Um princípio ético foi salvo, mas a vida de uma vítima inocente foi marcada pelo peso de uma condenação que, por vir de um bispo que representa a Igreja Católica, é revestida de um caráter irrevogável e transcendente no plano simbólico. Trata-se de uma punição divina. É muito difícil que a menina não acabe se sentindo de alguma forma responsável.

O fato do estuprador ser o padrasto, ou seja, que supostamente deveria cuidar dela, torna o trauma ainda maior. O homem que deveria protege-la e ampará-la é o agressor e o causador da tragédia. Trata-se claramente de um ataque frontal à possibilidade de “confiar” em relações futuras que envolvam vínculos afetivos.

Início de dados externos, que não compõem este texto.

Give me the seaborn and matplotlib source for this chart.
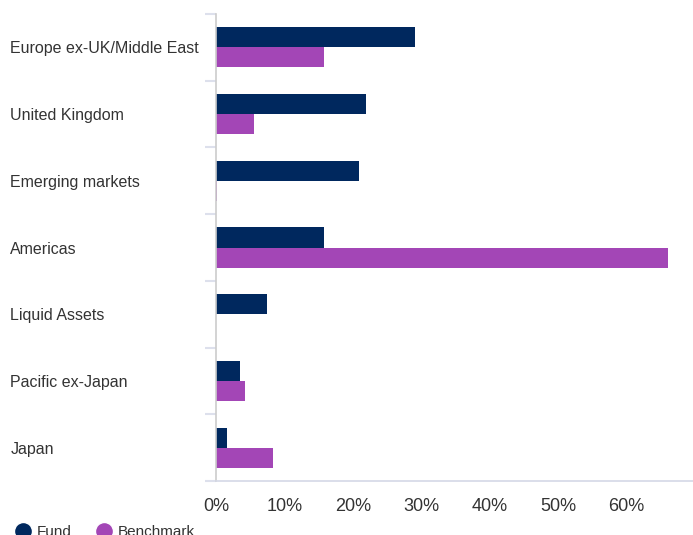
import pandas as pd
import numpy as np
import matplotlib
matplotlib.use("Agg")
import matplotlib.pyplot as plt
import seaborn as sns
from matplotlib.lines import Line2D
from matplotlib.ticker import MultipleLocator, FuncFormatter

regions = ["Europe ex-UK/Middle East", "United Kingdom", "Emerging markets",
           "Americas", "Liquid Assets", "Pacific ex-Japan", "Japan"]
fund = [29.1, 21.9, 20.9, 15.8, 7.4, 3.5, 1.6]
benchmark = [15.8, 5.5, 0.2, 66.0, 0.0, 4.2, 8.3]
series = ["Fund", "Benchmark"]
colors = ["#00285e", "#a346b6"]

df = pd.DataFrame({
    "region": regions * 2,
    "value": fund + benchmark,
    "series": [series[0]] * len(regions) + [series[1]] * len(regions),
})

sns.set_style("white")
plt.rcParams["font.family"] = ["Liberation Sans", "DejaVu Sans"]

fig = plt.figure(figsize=(6.93, 5.35), dpi=100)
ax = fig.add_axes([216 / 693, 1 - 481 / 535, 1 - 216 / 693, (481 - 14) / 535])

sns.barplot(data=df, x="value", y="region", hue="series", orient="h",
            palette=colors, width=0.6, saturation=1, linewidth=0, ax=ax, legend=False)

ax.set_xlim(0, 69.7)
ax.set_ylim(len(regions) - 0.5, -0.5)
ax.set_xlabel("")
ax.set_ylabel("")
ax.xaxis.set_major_locator(MultipleLocator(10))
ax.xaxis.set_major_formatter(FuncFormatter(lambda v, p: f"{v:.0f}%" if v <= 60 else ""))
ax.tick_params(axis="x", length=0, pad=12, labelsize=13, labelcolor="#333333")

# category labels left aligned at the figure edge
ax.tick_params(axis="y", which="major", length=0, pad=148, labelsize=11.5, labelcolor="#333333")
for lab in ax.get_yticklabels():
    lab.set_horizontalalignment("left")

# boundary ticks between categories
ax.set_yticks(np.arange(-0.5, len(regions)), minor=True)
ax.tick_params(axis="y", which="minor", left=True, length=8, width=1.5, color="#dde0ec")

for s in ["top", "right"]:
    ax.spines[s].set_visible(False)
ax.spines["left"].set_color("#cccccc")
ax.spines["bottom"].set_color("#d4d8e6")
ax.spines["left"].set_linewidth(1.2)
ax.spines["bottom"].set_linewidth(1.2)

handles = [Line2D([0], [0], marker="o", color="w", markerfacecolor=c, markersize=13)
           for c in colors]
fig.legend(handles, series, loc="lower left", bbox_to_anchor=(0.0, -0.034),
           ncol=2, frameon=False, fontsize=11, handletextpad=0.3,
           columnspacing=1.5, handlelength=1.2, labelcolor="#333333")

fig.savefig("out.png", dpi=100)
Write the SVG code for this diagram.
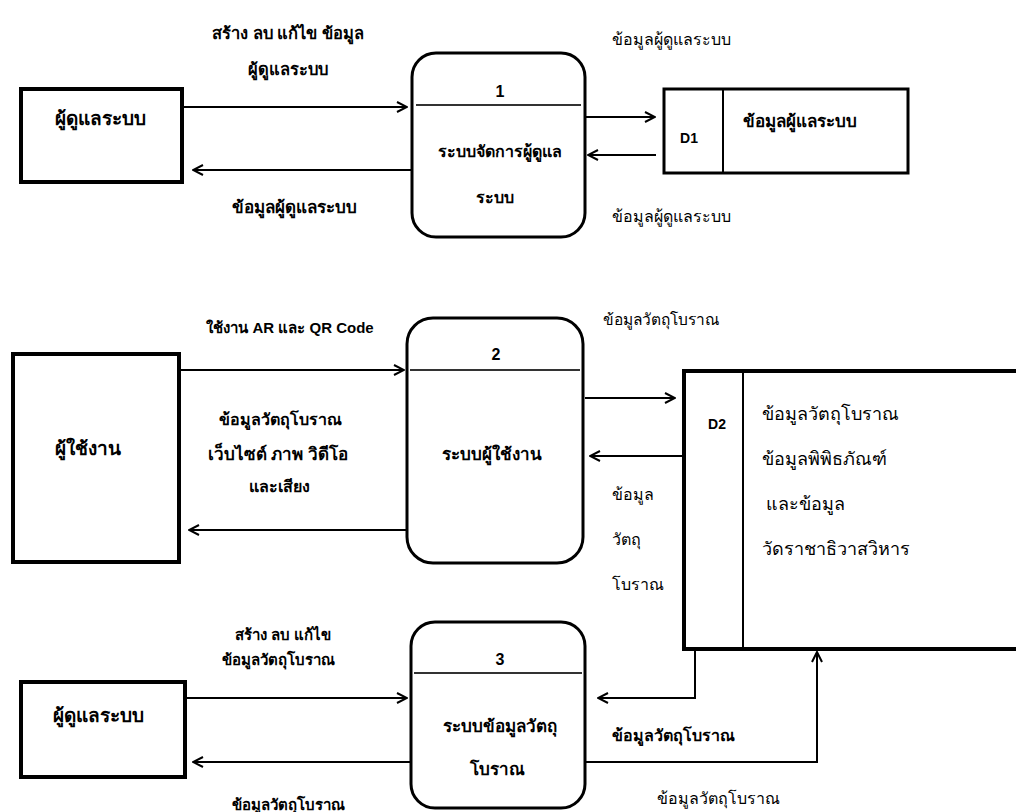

Nestes casos, tudo fica ainda mais difícil quando a mãe se torna cúmplice do estuprador, escondendo o “crime” atrás do seu “silêncio”, deixando de tomar claramente posição em favor da vítima. No caso em questão, a mãe alegou não estar a par dos estupros que o padrasto realizava com as duas enteadas. Mesmo assim, o fato dela não “enxergar” o que estava ocorrendo, do ponto de vista psíquico, equivale, para a menina, a um não reconhecimento da situação.

Além de ser mais um ataque a possibilidade de confiar em alguém, esta situação é particularmente prejudicial para o psiquismo por introduzir uma sensação de “irrealidade” diante do ocorrido. Se ninguém vê e reconhece o fato é como se o fato, embora real e terrivelmente doloroso, não existisse para os outros. Uma pesada sensação de inconsistência é jogada sobre as sensações e percepções da vítima. É como se tudo o que ela sente e sofre deixasse de fazer sentido.

A condenação eclesial joga sobre essas sensações um peso ainda maior, pois a vítima tornou-se definitivamente a “ocasião” de um “crime”, o aborto. No plano emocional, de vítima se tornou “algoz”. Até “deus”, na voz do bispo, parece dizer a essa menina que tudo o que ela viveu e sofreu merece apenas execração. A mãe foi condenada pela Igreja, o padrasto foi preso pela justiça. Será que alguém vai se preocupar por ela para lhe dizer: “Você existe e merece ser olhada com amor”?